**Dataset content:**

[start]

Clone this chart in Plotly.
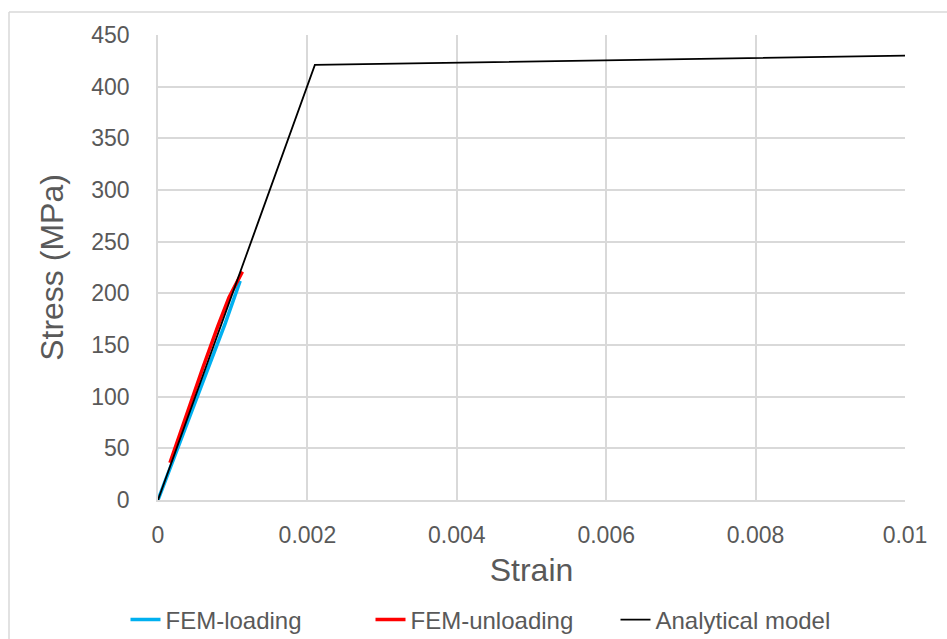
import plotly.graph_objects as go

load_strain = [0.0, 0.0003, 0.0006, 0.0009, 0.0011]
load_stress = [0.0, 56, 114, 171, 212]
unload_strain = [0.00016, 0.0004, 0.0006, 0.0008, 0.00095, 0.00113]
unload_stress = [36, 87, 128, 168, 196, 221]
ana_strain = [0.0, 0.0021, 0.01]
ana_stress = [0.0, 421, 430]

font = "Liberation Sans"
grey = "#595959"
L, R, T, B = 158, 42, 35, 139
W, H = 947, 639
pw, ph = W - L - R, H - T - B


def px(x):
    return (x - L) / pw


def py(y):
    return (H - B - y) / ph


fig = go.Figure()
fig.add_trace(go.Scatter(x=load_strain, y=load_stress, mode="lines", name="FEM-loading",
                         line=dict(color="#00b0f0", width=3.5)))
fig.add_trace(go.Scatter(x=unload_strain, y=unload_stress, mode="lines", name="FEM-unloading",
                         line=dict(color="#ff0000", width=3.5)))
fig.add_trace(go.Scatter(x=ana_strain, y=ana_stress, mode="lines", name="Analytical model",
                         line=dict(color="#000000", width=1.8)))

fig.update_layout(
    width=W, height=H,
    margin=dict(l=L, r=R, t=T, b=B, autoexpand=False),
    paper_bgcolor="white", plot_bgcolor="white",
    font=dict(family=font, color=grey, size=23),
    showlegend=True,
    legend=dict(orientation="h", x=px(493), xanchor="center", y=py(620), yanchor="middle",
                font=dict(size=24, color=grey), entrywidth=200, entrywidthmode="pixels"),
    xaxis=dict(range=[0, 0.01], tickvals=[0, 0.002, 0.004, 0.006, 0.008, 0.01],
               ticktext=["0", "0.002", "0.004", "0.006", "0.008", "0.01"],
               showgrid=True, gridcolor="#d9d9d9", gridwidth=1.5, zeroline=False,
               showline=True, linecolor="#d9d9d9", linewidth=1.5, automargin=False,
               ticks="", tickfont=dict(size=23, color=grey), ticklabelstandoff=14,
               title=dict(text="Strain", font=dict(size=32, color=grey), standoff=11)),
    yaxis=dict(range=[0, 450], dtick=50,
               showgrid=True, gridcolor="#d9d9d9", gridwidth=1.5, zeroline=False,
               showline=True, linecolor="#d9d9d9", linewidth=1.5, automargin=False,
               ticks="", tickfont=dict(size=23, color=grey), ticklabelstandoff=22,
               title=dict(text="Stress (MPa)", font=dict(size=32, color=grey), standoff=18)),
    shapes=[
        dict(type="line", xref="paper", yref="paper", x0=px(9), x1=px(947), y0=py(12), y1=py(12),
             line=dict(color="#d9d9d9", width=1.5), layer="below"),
        dict(type="line", xref="paper", yref="paper", x0=px(9), x1=px(9), y0=py(12), y1=py(639),
             line=dict(color="#d9d9d9", width=1.5), layer="below"),
    ],
)

fig.write_html("out.html")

[end]

**Do this:** Give back exactly the lines from the first line of the data through the line with "ana_stress = [0.0, 421, 430]", pictures excluded.

**Written solution:**
Clone this chart in Plotly.
import plotly.graph_objects as go

load_strain = [0.0, 0.0003, 0.0006, 0.0009, 0.0011]
load_stress = [0.0, 56, 114, 171, 212]
unload_strain = [0.00016, 0.0004, 0.0006, 0.0008, 0.00095, 0.00113]
unload_stress = [36, 87, 128, 168, 196, 221]
ana_strain = [0.0, 0.0021, 0.01]
ana_stress = [0.0, 421, 430]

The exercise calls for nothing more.